- Born: London 27 July 1885
- Died: 1950
- Allegiance: British India
- Branch: Army
- Rank: Lieutenant-Colonel
- Unit: 117th Mahrattas regiment

= Elliot James Dowell Colvin =

Indian politician

Lieutenant-Colonel Elliot James Dowell Colvin, CIE (27 July 1885 in London, England – 1950 in Delhi, India) was a British Indian Army and Indian Political Service officer who served as Prime Minister of Jammu and Kashmir.

==Early life and education==
Colvin was educated at Windlesham House School, Charterhouse and the Royal Military College, Sandhurst. He was commissioned as a second lieutenant in the British Indian Army in January 1904.

==Career==
Colvin remained on active service with the 117th Mahrattas regiment until July 1908, when he was appointed personal assistant to the Resident, Hyderabad. He was appointed a political officer in the Indian Political Department of the British Raj in February 1912 and promoted agent to the Governor-General in Central India, June 1915. Colvin was appointed political agent, Baghelkhand, in March 1921, and Under-secretary to the agent to the Governor-General in Central India in April 1922.
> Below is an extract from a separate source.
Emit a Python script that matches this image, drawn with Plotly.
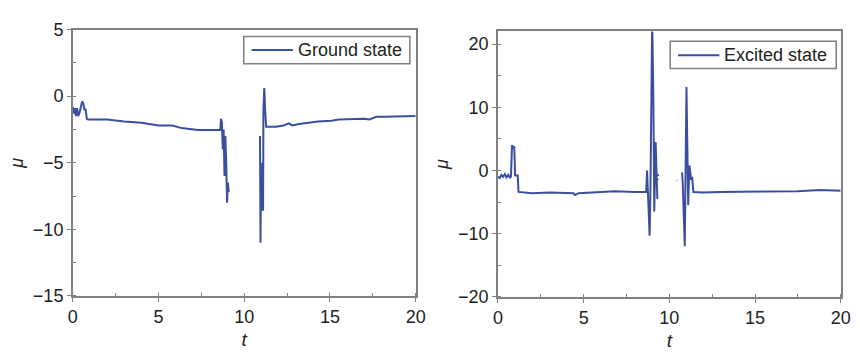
import plotly.graph_objects as go

# Ground state (left panel)
t_ground = [0.0, 0.08, 0.12, 0.18, 0.25, 0.32, 0.4, 0.48, 0.55, 0.62, 0.68, 0.75, 0.82, 0.9, 1.0,
            2.0, 3.0, 4.0, 5.0, 5.8, 6.35, 7.3, 8.0, 8.6, 8.65, 8.7, 8.75, 8.8, 8.85, 8.9, 8.95, 9.0, 9.05, 9.1,
            None,
            10.92, 10.95, 10.98, 11.02, 11.05, 11.1, 11.12, 11.17, 11.22, 11.28,
            11.85, 12.3, 12.6, 12.8, 13.2, 13.7, 14.3, 15.1, 15.5, 16.5, 17.0, 17.3, 17.7, 18.2, 18.9, 19.5, 20.0]
mu_ground = [-0.8, -1.3, -0.9, -1.5, -0.9, -1.5, -1.2, -0.8, -0.4, -0.6, -1.0, -1.0, -1.7, -1.75, -1.75,
             -1.75, -1.9, -2.0, -2.2, -2.2, -2.4, -2.55, -2.55, -2.55, -1.7, -2.0, -4.0, -2.5, -6.0, -3.0, -5.0, -8.0, -6.5, -7.2,
             None,
             -3.0, -11.0, -6.0, -8.6, -5.0, -8.6, -1.0, 0.6, -1.0, -2.3,
             -2.3, -2.2, -2.05, -2.2, -2.1, -2.0, -1.9, -1.85, -1.75, -1.72, -1.7, -1.75, -1.55, -1.55, -1.55, -1.5, -1.5]

# Excited state (right panel)
t_excited = [0.0, 0.1, 0.2, 0.3, 0.4, 0.5, 0.6, 0.7, 0.76, 0.82, 0.88, 0.95, 1.0, 1.15, 1.2,
             2.0, 3.0, 4.4, 4.5, 4.7, 5.5, 6.8, 8.0, 8.65, 8.7, 8.75, 8.85, 8.9, 9.0, 9.07, 9.12, 9.2, 9.27, 9.3,
             None, 9.33, 9.35, None, 9.33, 9.35, None, 10.43, 10.46, None,
             10.74, 10.78, 10.9, 11.0, 11.1, 11.17, 11.27, 11.33, 11.4,
             12.0, 13.0, 15.0, 16.0, 17.5, 18.8, 19.5, 20.0]
mu_excited = [-1.0, -1.2, -0.7, -1.0, -0.6, -1.1, -0.7, -1.2, -0.9, 4.0, 3.6, 3.8, -0.8, -0.8, -3.4,
              -3.6, -3.5, -3.6, -3.9, -3.6, -3.5, -3.3, -3.4, -3.4, 0.0, -4.5, -10.3, -2.5, 24.0, 10.4, -6.5, 4.5, -2.5, -4.5,
              None, -0.6, -0.9, None, -1.4, -1.5, None, -1.6, -1.6, None,
              -0.3, -1.9, -12.0, 13.2, -5.5, 0.8, -1.5, -1.0, -3.4,
              -3.5, -3.4, -3.4, -3.3, -3.3, -3.1, -3.2, -3.2]

x_ticks = [0, 5, 10, 15, 20]
y_ticks_ground = [5, 0, -5, -10, -15]
y_ticks_excited = [20, 10, 0, -10, -20]

line_color = "#3b4fa0"
axis_color = "#808080"
text_color = "#222222"
font_family = "Liberation Sans, Arial, sans-serif"

fig = go.Figure()
fig.add_trace(go.Scatter(x=t_ground, y=mu_ground, mode="lines", name="Ground state",
                         line=dict(color=line_color, width=2), xaxis="x", yaxis="y",
                         connectgaps=False))
fig.add_trace(go.Scatter(x=t_excited, y=mu_excited, mode="lines", name="Excited state",
                         line=dict(color=line_color, width=2), xaxis="x2", yaxis="y2",
                         connectgaps=False))

def xax(domain, anchor):
    return dict(domain=domain, anchor=anchor, range=[0, 20], tickvals=x_ticks,
                ticktext=[str(v) for v in x_ticks],
                showline=True, linecolor=axis_color, linewidth=1.5, mirror=True,
                ticks="outside", ticklen=4, tickcolor=axis_color, showgrid=False, zeroline=False,
                minor=dict(ticks="inside", ticklen=3, tickcolor=axis_color, dtick=2.5, showgrid=False),
                tickfont=dict(size=18, color=text_color, family=font_family),
                title=dict(text="<i>t</i>", font=dict(size=19, color=text_color, family=font_family), standoff=6))

def yax(domain, anchor, rng, ticks):
    step = 2.5 if rng[1] - rng[0] < 30 else 5
    return dict(domain=domain, anchor=anchor, range=rng, tickvals=ticks,
                ticktext=[("\u2212" + str(-v)) if v < 0 else str(v) for v in ticks],
                showline=True, linecolor=axis_color, linewidth=1.5, mirror=True,
                ticks="outside", ticklen=4, tickcolor=axis_color, showgrid=False, zeroline=False,
                minor=dict(ticks="inside", ticklen=3, tickcolor=axis_color, dtick=step, showgrid=False),
                tickfont=dict(size=18, color=text_color, family=font_family),
                title=dict(text="<i>μ</i>", font=dict(size=18, color=text_color, family=font_family), standoff=5))

fig.update_layout(
    width=860, height=354,
    margin=dict(l=0, r=0, t=0, b=0),
    paper_bgcolor="white", plot_bgcolor="white",
    showlegend=False,
    xaxis=xax([0.0802, 0.486], "y"),
    yaxis=yax([0.144, 0.9415], "x", [-15, 5], y_ticks_ground),
    xaxis2=xax([0.5834, 0.989], "y2"),
    yaxis2=yax([0.141, 0.936], "x2", [-20, 22], y_ticks_excited),
)

# Legend boxes (one per panel)
fig.add_shape(type="rect", xref="paper", yref="paper",
              x0=243/860, x1=412/860, y0=1-57/354, y1=1-28/354,
              line=dict(color=axis_color, width=1.5), fillcolor="white")
fig.add_shape(type="line", xref="paper", yref="paper",
              x0=251/860, x1=293/860, y0=1-42.5/354, y1=1-42.5/354,
              line=dict(color=line_color, width=2))
fig.add_annotation(xref="paper", yref="paper", x=296/860, y=1-42.5/354, xanchor="left", yanchor="middle",
                   text="Ground state", showarrow=False,
                   font=dict(size=18, color=text_color, family=font_family))

fig.add_shape(type="rect", xref="paper", yref="paper",
              x0=677/860, x1=846/860, y0=1-62/354, y1=1-33/354,
              line=dict(color=axis_color, width=1.5), fillcolor="white")
fig.add_shape(type="line", xref="paper", yref="paper",
              x0=685/860, x1=727/860, y0=1-48/354, y1=1-48/354,
              line=dict(color=line_color, width=2))
fig.add_annotation(xref="paper", yref="paper", x=730/860, y=1-48/354, xanchor="left", yanchor="middle",
                   text="Excited state", showarrow=False,
                   font=dict(size=18, color=text_color, family=font_family))

fig.write_html("out.html")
In February 1924, Colvin was appointed adviser to the Maharaja of Rewa, which was considered "foreign service" by the Indian Political Department; then, in April 1930, was appointed officiating (i.e. acting) Resident, Gwalior, and officiating political agent, Eastern Rajputana States. In the aftermath of communal violence in Kashmir, Hari Singh, the Maharajah, was forced to ask the British Indian government to dispatch troops to the state to quell the rebellion. Lt.-Col. Colvin was chosen as prime minister of Kashmir State in March 1932 and reappointed in March 1935 to give British India more influence in the princely state.

==Later life==
Colvin was awarded the title of Companion of the Order of the Indian Empire in June 1933. He became Resident to Baroda and the Gujarat States in January 1938, before retiring in July 1940. Colvin retired from the Indian Army with the rank of lieutenant-colonel.